--- start TASK DATA ---
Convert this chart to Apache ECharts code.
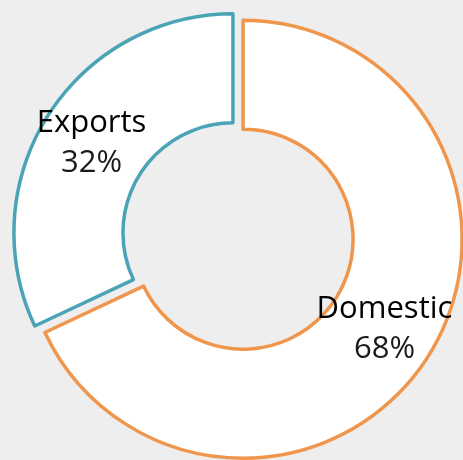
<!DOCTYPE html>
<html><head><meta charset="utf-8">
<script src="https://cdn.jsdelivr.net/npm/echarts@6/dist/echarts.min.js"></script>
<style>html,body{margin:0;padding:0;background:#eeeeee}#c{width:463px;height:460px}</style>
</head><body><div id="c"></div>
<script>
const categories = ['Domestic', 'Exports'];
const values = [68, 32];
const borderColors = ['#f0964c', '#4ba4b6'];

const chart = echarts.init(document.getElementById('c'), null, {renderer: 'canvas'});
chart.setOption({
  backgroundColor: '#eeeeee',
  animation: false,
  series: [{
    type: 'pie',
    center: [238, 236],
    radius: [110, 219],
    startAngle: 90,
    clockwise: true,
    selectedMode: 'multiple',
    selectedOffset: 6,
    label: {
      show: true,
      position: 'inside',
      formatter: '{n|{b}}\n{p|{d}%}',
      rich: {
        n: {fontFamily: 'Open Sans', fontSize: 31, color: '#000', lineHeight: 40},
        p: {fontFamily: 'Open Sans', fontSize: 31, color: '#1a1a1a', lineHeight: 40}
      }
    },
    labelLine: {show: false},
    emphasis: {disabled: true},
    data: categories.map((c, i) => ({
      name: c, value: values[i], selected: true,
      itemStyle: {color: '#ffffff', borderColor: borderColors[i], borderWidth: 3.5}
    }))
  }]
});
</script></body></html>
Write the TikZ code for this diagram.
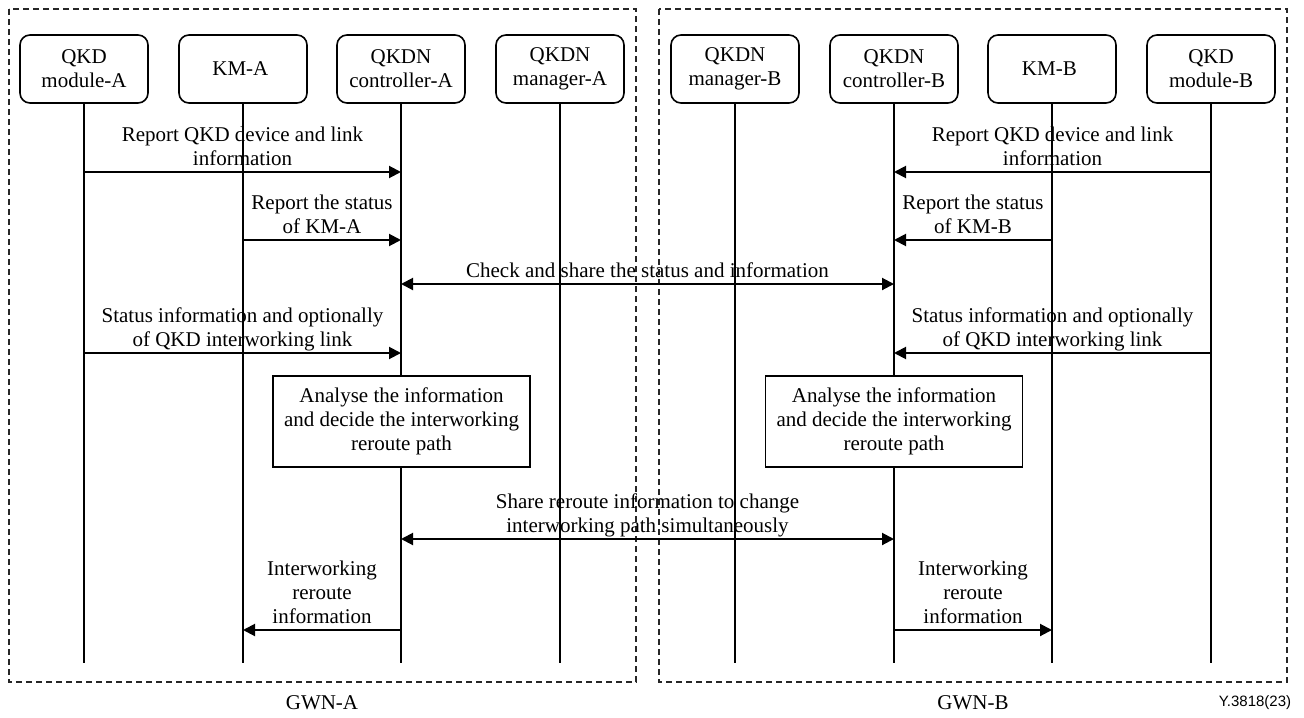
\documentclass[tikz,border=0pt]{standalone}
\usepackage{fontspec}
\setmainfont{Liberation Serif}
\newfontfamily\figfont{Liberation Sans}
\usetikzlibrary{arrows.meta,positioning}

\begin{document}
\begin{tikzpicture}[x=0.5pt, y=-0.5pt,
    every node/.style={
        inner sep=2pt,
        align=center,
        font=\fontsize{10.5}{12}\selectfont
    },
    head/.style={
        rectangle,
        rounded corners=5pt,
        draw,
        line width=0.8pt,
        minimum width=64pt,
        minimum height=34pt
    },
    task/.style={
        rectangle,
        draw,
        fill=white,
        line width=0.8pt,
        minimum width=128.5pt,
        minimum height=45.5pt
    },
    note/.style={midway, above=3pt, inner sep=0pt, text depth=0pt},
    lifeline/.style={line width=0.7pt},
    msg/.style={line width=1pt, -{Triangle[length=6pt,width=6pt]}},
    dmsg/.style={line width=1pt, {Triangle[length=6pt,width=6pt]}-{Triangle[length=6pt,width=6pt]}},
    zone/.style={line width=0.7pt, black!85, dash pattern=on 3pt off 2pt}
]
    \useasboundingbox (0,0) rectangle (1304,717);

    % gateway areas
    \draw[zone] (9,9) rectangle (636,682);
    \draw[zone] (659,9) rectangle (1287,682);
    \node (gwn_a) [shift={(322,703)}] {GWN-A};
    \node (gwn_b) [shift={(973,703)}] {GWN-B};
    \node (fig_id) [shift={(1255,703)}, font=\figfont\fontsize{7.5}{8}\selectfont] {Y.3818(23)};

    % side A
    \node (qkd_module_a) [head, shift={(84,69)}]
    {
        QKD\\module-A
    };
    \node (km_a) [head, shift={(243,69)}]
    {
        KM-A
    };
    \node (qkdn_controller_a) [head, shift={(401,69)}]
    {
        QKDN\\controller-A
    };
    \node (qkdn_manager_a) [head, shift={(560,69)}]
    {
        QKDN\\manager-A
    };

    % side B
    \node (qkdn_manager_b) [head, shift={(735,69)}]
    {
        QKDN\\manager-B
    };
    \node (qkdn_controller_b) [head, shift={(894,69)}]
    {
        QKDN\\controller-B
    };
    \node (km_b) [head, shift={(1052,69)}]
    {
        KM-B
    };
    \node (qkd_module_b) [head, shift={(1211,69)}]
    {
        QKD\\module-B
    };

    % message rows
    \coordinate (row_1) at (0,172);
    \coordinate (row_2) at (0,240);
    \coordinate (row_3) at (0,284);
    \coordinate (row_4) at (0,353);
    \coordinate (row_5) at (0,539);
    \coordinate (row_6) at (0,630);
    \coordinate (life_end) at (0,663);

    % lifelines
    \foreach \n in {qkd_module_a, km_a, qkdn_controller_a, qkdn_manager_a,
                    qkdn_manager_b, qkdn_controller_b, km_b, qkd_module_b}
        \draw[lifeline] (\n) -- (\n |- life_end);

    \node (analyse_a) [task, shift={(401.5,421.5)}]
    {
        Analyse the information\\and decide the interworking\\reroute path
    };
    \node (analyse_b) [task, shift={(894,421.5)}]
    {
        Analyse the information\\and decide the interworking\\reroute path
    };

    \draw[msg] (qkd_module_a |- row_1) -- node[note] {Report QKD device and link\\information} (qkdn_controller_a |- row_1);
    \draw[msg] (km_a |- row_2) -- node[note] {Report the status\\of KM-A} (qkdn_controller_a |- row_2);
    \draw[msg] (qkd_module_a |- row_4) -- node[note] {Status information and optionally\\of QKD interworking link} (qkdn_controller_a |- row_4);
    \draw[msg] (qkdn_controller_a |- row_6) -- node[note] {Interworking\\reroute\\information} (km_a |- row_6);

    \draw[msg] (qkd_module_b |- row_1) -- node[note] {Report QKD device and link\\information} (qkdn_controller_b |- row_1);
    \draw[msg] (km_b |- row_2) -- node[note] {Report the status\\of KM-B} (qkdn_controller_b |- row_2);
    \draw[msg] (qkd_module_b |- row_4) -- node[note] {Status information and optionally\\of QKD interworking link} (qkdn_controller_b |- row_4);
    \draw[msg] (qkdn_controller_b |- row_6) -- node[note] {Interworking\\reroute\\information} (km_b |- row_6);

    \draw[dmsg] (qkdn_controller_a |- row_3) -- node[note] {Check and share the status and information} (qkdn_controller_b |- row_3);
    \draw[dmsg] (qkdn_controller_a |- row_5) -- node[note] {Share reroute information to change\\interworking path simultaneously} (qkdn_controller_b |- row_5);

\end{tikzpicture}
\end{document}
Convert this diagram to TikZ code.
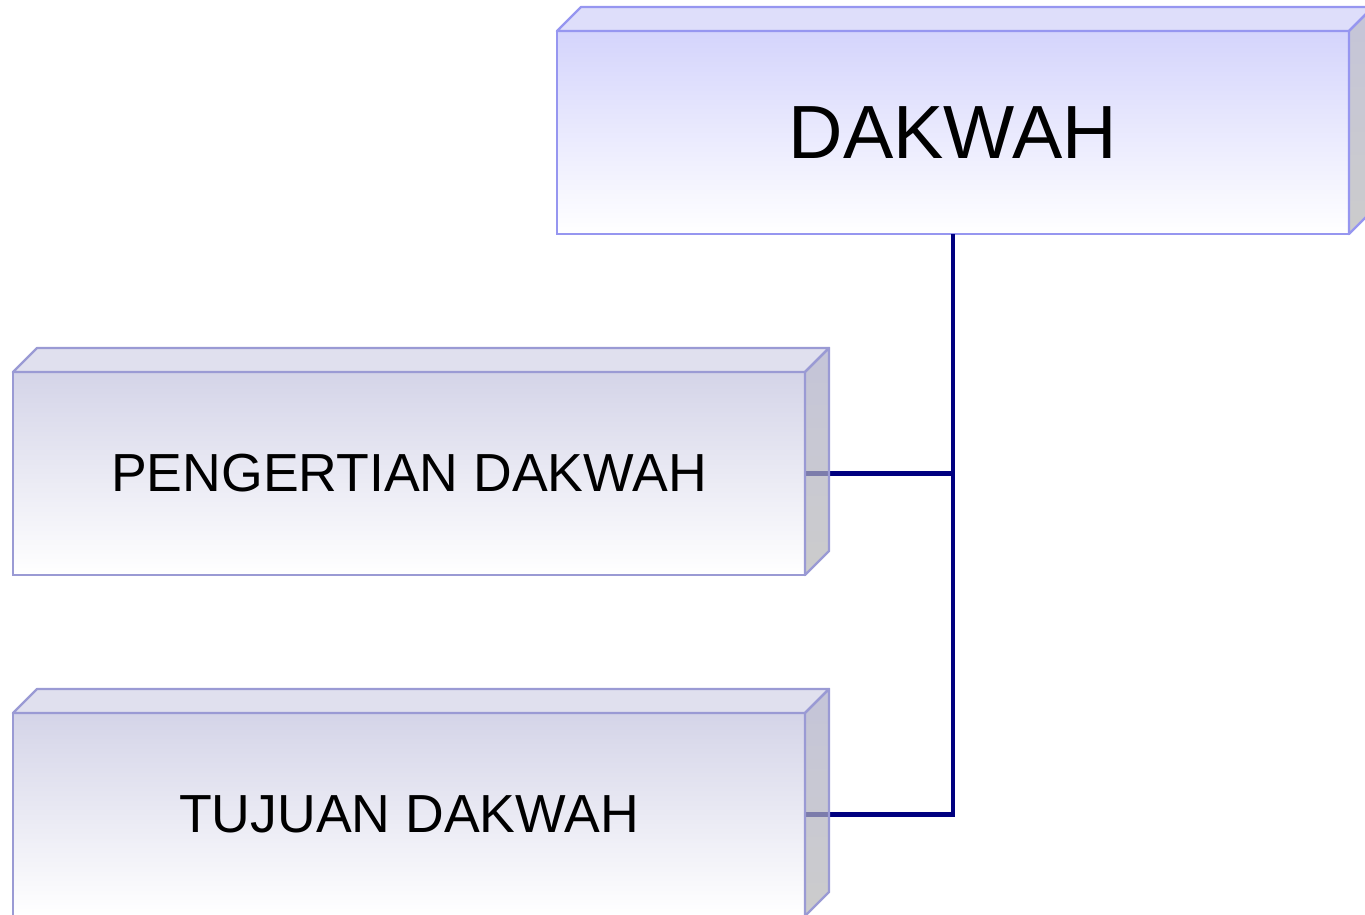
--- end TASK DATA ---
**WRITTEN EXERCISE:** Print each record exactly as it stands, leaving the images out.

**CORRECT RESULT:**
Convert this chart to Apache ECharts code.
<!DOCTYPE html>
<html><head><meta charset="utf-8">
<script src="https://cdn.jsdelivr.net/npm/echarts@6/dist/echarts.min.js"></script>
<style>html,body{margin:0;padding:0;background:#eeeeee}#c{width:463px;height:460px}</style>
</head><body><div id="c"></div>
<script>
const categories = ['Domestic', 'Exports'];
const values = [68, 32];
const borderColors = ['#f0964c', '#4ba4b6'];

const chart = echarts.init(document.getElementById('c'), null, {renderer: 'canvas'});
chart.setOption({
  backgroundColor: '#eeeeee',
  animation: false,
  series: [{
    type: 'pie',
    center: [238, 236],
    radius: [110, 219],
    startAngle: 90,
    clockwise: true,
    selectedMode: 'multiple',
    selectedOffset: 6,
    label: {
      show: true,
      position: 'inside',
      formatter: '{n|{b}}\n{p|{d}%}',
      rich: {
        n: {fontFamily: 'Open Sans', fontSize: 31, color: '#000', lineHeight: 40},
        p: {fontFamily: 'Open Sans', fontSize: 31, color: '#1a1a1a', lineHeight: 40}
      }
    },
    labelLine: {show: false},
    emphasis: {disabled: true},
    data: categories.map((c, i) => ({
      name: c, value: values[i], selected: true,
      itemStyle: {color: '#ffffff', borderColor: borderColors[i], borderWidth: 3.5}
    }))
  }]
});
</script></body></html>
Write the TikZ code for this diagram.
\documentclass[tikz,border=0pt]{standalone}
\usepackage{fontspec}
\setmainfont{Liberation Serif}
\newfontfamily\figfont{Liberation Sans}
\usetikzlibrary{arrows.meta,positioning}

\begin{document}
\begin{tikzpicture}[x=0.5pt, y=-0.5pt,
    every node/.style={
        inner sep=2pt,
        align=center,
        font=\fontsize{10.5}{12}\selectfont
    },
    head/.style={
        rectangle,
        rounded corners=5pt,
        draw,
        line width=0.8pt,
        minimum width=64pt,
        minimum height=34pt
    },
    task/.style={
        rectangle,
        draw,
        fill=white,
        line width=0.8pt,
        minimum width=128.5pt,
        minimum height=45.5pt
    },
    note/.style={midway, above=3pt, inner sep=0pt, text depth=0pt},
    lifeline/.style={line width=0.7pt},
    msg/.style={line width=1pt, -{Triangle[length=6pt,width=6pt]}},
    dmsg/.style={line width=1pt, {Triangle[length=6pt,width=6pt]}-{Triangle[length=6pt,width=6pt]}},
    zone/.style={line width=0.7pt, black!85, dash pattern=on 3pt off 2pt}
]
    \useasboundingbox (0,0) rectangle (1304,717);

    % gateway areas
    \draw[zone] (9,9) rectangle (636,682);
    \draw[zone] (659,9) rectangle (1287,682);
    \node (gwn_a) [shift={(322,703)}] {GWN-A};
    \node (gwn_b) [shift={(973,703)}] {GWN-B};
    \node (fig_id) [shift={(1255,703)}, font=\figfont\fontsize{7.5}{8}\selectfont] {Y.3818(23)};

    % side A
    \node (qkd_module_a) [head, shift={(84,69)}]
    {
        QKD\\module-A
    };
    \node (km_a) [head, shift={(243,69)}]
    {
        KM-A
    };
    \node (qkdn_controller_a) [head, shift={(401,69)}]
    {
        QKDN\\controller-A
    };
    \node (qkdn_manager_a) [head, shift={(560,69)}]
    {
        QKDN\\manager-A
    };

    % side B
    \node (qkdn_manager_b) [head, shift={(735,69)}]
    {
        QKDN\\manager-B
    };
    \node (qkdn_controller_b) [head, shift={(894,69)}]
    {
        QKDN\\controller-B
    };
    \node (km_b) [head, shift={(1052,69)}]
    {
        KM-B
    };
    \node (qkd_module_b) [head, shift={(1211,69)}]
    {
        QKD\\module-B
    };

    % message rows
    \coordinate (row_1) at (0,172);
    \coordinate (row_2) at (0,240);
    \coordinate (row_3) at (0,284);
    \coordinate (row_4) at (0,353);
    \coordinate (row_5) at (0,539);
    \coordinate (row_6) at (0,630);
    \coordinate (life_end) at (0,663);

    % lifelines
    \foreach \n in {qkd_module_a, km_a, qkdn_controller_a, qkdn_manager_a,
                    qkdn_manager_b, qkdn_controller_b, km_b, qkd_module_b}
        \draw[lifeline] (\n) -- (\n |- life_end);

    \node (analyse_a) [task, shift={(401.5,421.5)}]
    {
        Analyse the information\\and decide the interworking\\reroute path
    };
    \node (analyse_b) [task, shift={(894,421.5)}]
    {
        Analyse the information\\and decide the interworking\\reroute path
    };

    \draw[msg] (qkd_module_a |- row_1) -- node[note] {Report QKD device and link\\information} (qkdn_controller_a |- row_1);
    \draw[msg] (km_a |- row_2) -- node[note] {Report the status\\of KM-A} (qkdn_controller_a |- row_2);
    \draw[msg] (qkd_module_a |- row_4) -- node[note] {Status information and optionally\\of QKD interworking link} (qkdn_controller_a |- row_4);
    \draw[msg] (qkdn_controller_a |- row_6) -- node[note] {Interworking\\reroute\\information} (km_a |- row_6);

    \draw[msg] (qkd_module_b |- row_1) -- node[note] {Report QKD device and link\\information} (qkdn_controller_b |- row_1);
    \draw[msg] (km_b |- row_2) -- node[note] {Report the status\\of KM-B} (qkdn_controller_b |- row_2);
    \draw[msg] (qkd_module_b |- row_4) -- node[note] {Status information and optionally\\of QKD interworking link} (qkdn_controller_b |- row_4);
    \draw[msg] (qkdn_controller_b |- row_6) -- node[note] {Interworking\\reroute\\information} (km_b |- row_6);

    \draw[dmsg] (qkdn_controller_a |- row_3) -- node[note] {Check and share the status and information} (qkdn_controller_b |- row_3);
    \draw[dmsg] (qkdn_controller_a |- row_5) -- node[note] {Share reroute information to change\\interworking path simultaneously} (qkdn_controller_b |- row_5);

\end{tikzpicture}
\end{document}
Convert this diagram to TikZ code.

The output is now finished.